A fortnight ago, I walked from a pub toilet, through the bar, with a metre and a half of toilet paper stuck to my shoe. Surely that shouldn’t happen in real life.
At least it wasn’t out the back of my pants.
A woman opposite me on the tube once ate a whole slab of butter like it was a Twix.
Trousers – “surely that shouldn’t happen in real life” is going to become my new motto!
Tearooms – tubes are a fantastic source of madness. Once I got off the district line and left my shoe balancing between the door and the platform, just in time for a kid to kick it onto the rails.
That could only happen to you, Luce. ‘Tis true tho – tubes are mental. Who can forget the time you and I got separated on The Jubilee Line and I spent the rest of the day running around underground looking for you and even reported you missing to the transport police… but you were actually in that bar ABOVE ground, watching the entrance like a sensible person waiting for me to come out??
I see the exam invigilating is going well my love! ; )You’re right, that was hilarious. Almost as funny as the time we were at Tottenham Court road in the dead of night and were talking about that moment from AMERICAN WEREWOLF IN LONDON and then we heard that HUGE howl echo down the escalator and ran for our lives… Must’ve been the wind. Never did find out though, maybe it was an actual werewolf?

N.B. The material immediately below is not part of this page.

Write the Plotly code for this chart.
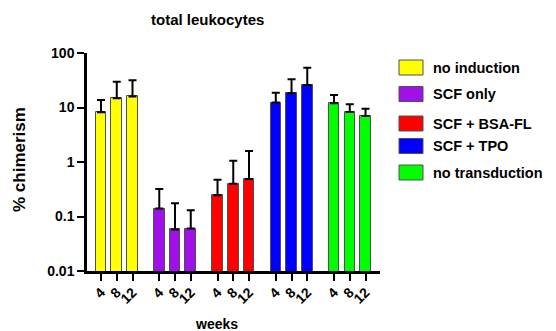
import plotly.graph_objects as go

# ---- data ----
groups = ["no induction", "SCF only", "SCF + BSA-FL", "SCF + TPO", "no transduction"]
weeks = ["4", "8", "12"]
chimerism = {
    "no induction":    [8.2, 14.8, 16.0],
    "SCF only":        [0.14, 0.058, 0.06],
    "SCF + BSA-FL":    [0.245, 0.40, 0.49],
    "SCF + TPO":       [12.3, 18.2, 25.9],
    "no transduction": [12.0, 8.3, 7.0],
}
error_up = {
    "no induction":    [5.5, 15.0, 15.6],
    "SCF only":        [0.18, 0.117, 0.07],
    "SCF + BSA-FL":    [0.225, 0.65, 1.11],
    "SCF + TPO":       [6.3, 14.8, 27.8],
    "no transduction": [5.0, 3.2, 2.5],
}
y_ticks = [0.01, 0.1, 1, 10, 100]
y_ticklabels = ["0.01", "0.1", "1", "10", "100"]

# ---- style ----
colors = ["#FFFF00", "#A010E8", "#FF0000", "#0000FF", "#00FF00"]
GROUP_STEP = 3.7
W, H = 556, 331
L, R, T, B = 87, 176, 53, 60
pw, ph = W - L - R, H - T - B
FONT = "Liberation Sans, Arial, sans-serif"

fig = go.Figure()
tickvals, ticktext = [], []
for g, name in enumerate(groups):
    xs = [g * GROUP_STEP + j for j in range(len(weeks))]
    tickvals += xs
    ticktext += weeks
    fig.add_trace(go.Bar(
        x=xs, y=chimerism[name], name=name, width=0.67,
        marker=dict(color=colors[g], line=dict(color="#505050", width=1)),
        error_y=dict(type="data", array=error_up[name], arrayminus=[0] * 3,
                     symmetric=False, color="black", thickness=2, width=4),
        showlegend=False,
    ))

def px_x(px):
    return (px - L) / pw

def px_y(py):
    return (H - B - py) / ph

# manual legend (irregular spacing as in the reference)
legend_y = [67.5, 94, 123.5, 146, 172.5]
for g, name in enumerate(groups):
    cy = legend_y[g]
    fig.add_shape(type="rect", xref="paper", yref="paper",
                  x0=px_x(399), x1=px_x(423), y0=px_y(cy + 7.5), y1=px_y(cy - 7.5),
                  fillcolor=colors[g], line=dict(color="#505050", width=1))
    fig.add_annotation(xref="paper", yref="paper", x=px_x(431), y=px_y(cy),
                       text=name, showarrow=False, xanchor="left", yanchor="middle",
                       font=dict(family=FONT, size=14.5, color="black", weight="bold"))

# title and axis titles
fig.add_annotation(xref="paper", yref="paper", x=px_x(207), y=px_y(20),
                   text="total leukocytes", showarrow=False, xanchor="center", yanchor="middle",
                   font=dict(family=FONT, size=15, color="black", weight="bold"))
fig.add_annotation(xref="paper", yref="paper", x=px_x(19), y=px_y(160),
                   text="% chimerism", showarrow=False, textangle=-90,
                   xanchor="center", yanchor="middle",
                   font=dict(family=FONT, size=17, color="black", weight="bold"))
fig.add_annotation(xref="paper", yref="paper", x=px_x(216), y=px_y(324),
                   text="weeks", showarrow=False, xanchor="center", yanchor="middle",
                   font=dict(family=FONT, size=14, color="black", weight="bold"))

last = (len(groups) - 1) * GROUP_STEP + len(weeks) - 1
fig.update_layout(
    width=W, height=H,
    margin=dict(l=L, r=R, t=T, b=B, pad=0, autoexpand=False),
    plot_bgcolor="white", paper_bgcolor="white",
    bargap=0,
    font=dict(family=FONT, color="black"),
)
fig.update_xaxes(
    automargin=False,
    range=[-0.89, last + 0.92],
    tickmode="array", tickvals=tickvals, ticktext=ticktext, tickangle=-45,
    ticklabelstandoff=-2,
    showline=True, linecolor="black", linewidth=2.5,
    ticks="outside", ticklen=7, tickwidth=2, tickcolor="black",
    tickfont=dict(size=14, weight="bold"),
    showgrid=False, zeroline=False,
)
fig.update_yaxes(
    automargin=False,
    type="log", range=[-2, 2],
    tickmode="array", tickvals=y_ticks, ticktext=y_ticklabels,
    showline=True, linecolor="black", linewidth=2.5,
    ticks="outside", ticklen=7, tickwidth=2, tickcolor="black",
    tickfont=dict(size=14, weight="bold"),
    showgrid=False, zeroline=False,
)

fig.write_html("out.html", config={"displayModeBar": False},
               post_script="document.body.style.margin='0px';")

Of course it was an actual werewolf, you fools. Don’t you know about the werewolf of Tottenham Court Road! That was the primary reason I moved out of London and to Leicester ffs.
Such lies. You moved to Leicester to be with your ickle bro you numpty. As for the exam invigilating:
4 mobiles confiscated
1 cheater discovered
3 kids thrown out for whistling and rustling
I luv module GSCEs
I had sort of the opposite – where real life is almost like a film then turns out to not be at all. Got stuck in a lift in a huge office building with five strangers. There was a good mix of different character types in there too – all different ages, and different approaches to the problem. We were in there for an hour and a half, tried various escape routes, introduced ourselves, got to know each other, bonded a bit. We talked about going for a drink together at the pub across the road as soon as we got out.
Then we finally got rescued, which I guess is when the credits would roll, and everyone went their separate ways without another word! I worked in the same building for a few months after that and never saw any of them again, which ruined any potential for a sequel.
I was seventeen, with two mates walking across the street in Athens. A bloke walking next to us was so busy ogling us that he walked straight into a lamppost. Could you get away with that in a film? Mr Bean perhaps.
I was once driving up a dual carriageway just outside Edinburgh, and a small white goat ran past me going the other way. I was the only person around, so still wonder if I imagined it.
Not related to coincidence, but related to banana skins:
Watching the BBC News last night, a story on some aspect of the global the financial meltdown (wasn’t really paying attention, sorry) was illustrated by one of those generic shots of neighbouring banks on High Street, Anytown.
The shot was at quite an acute angle, so you could just see four signs jutting out in to the street, and four familiar logos: HSBC, Barclays, NatWest and A Banana Skin.
We don’t appear to have the banana skin bank on our High Street. A rare example of honest corporate rebranding, or some new fryit-based chain we haven’t got here yet??
“A woman opposite me on the tube once ate a whole slab of butter like it was a Twix.”
VOMIT. VOMIT. VOMIT.
I once put a deck chair up in the back of a van and when it pulled off the laybye and onto the duel carriageway, the chair toppled over. Instinctively I put my hand on the door handle to stop myself falling… and fell out of the back of the van.
my feet got tangled in the deckchair and so I was dragged along the tarmac on my elbows…
Mr Bishop, I will see your transposed digits and raise with two people called Rachael in neighbouring towns with exactly the same telephone numbers apart from the area code.
Potdoll. Your injuries must have been very painful. Rachael and I are very sorry about how much we laughed at your anecdote. We are bad people.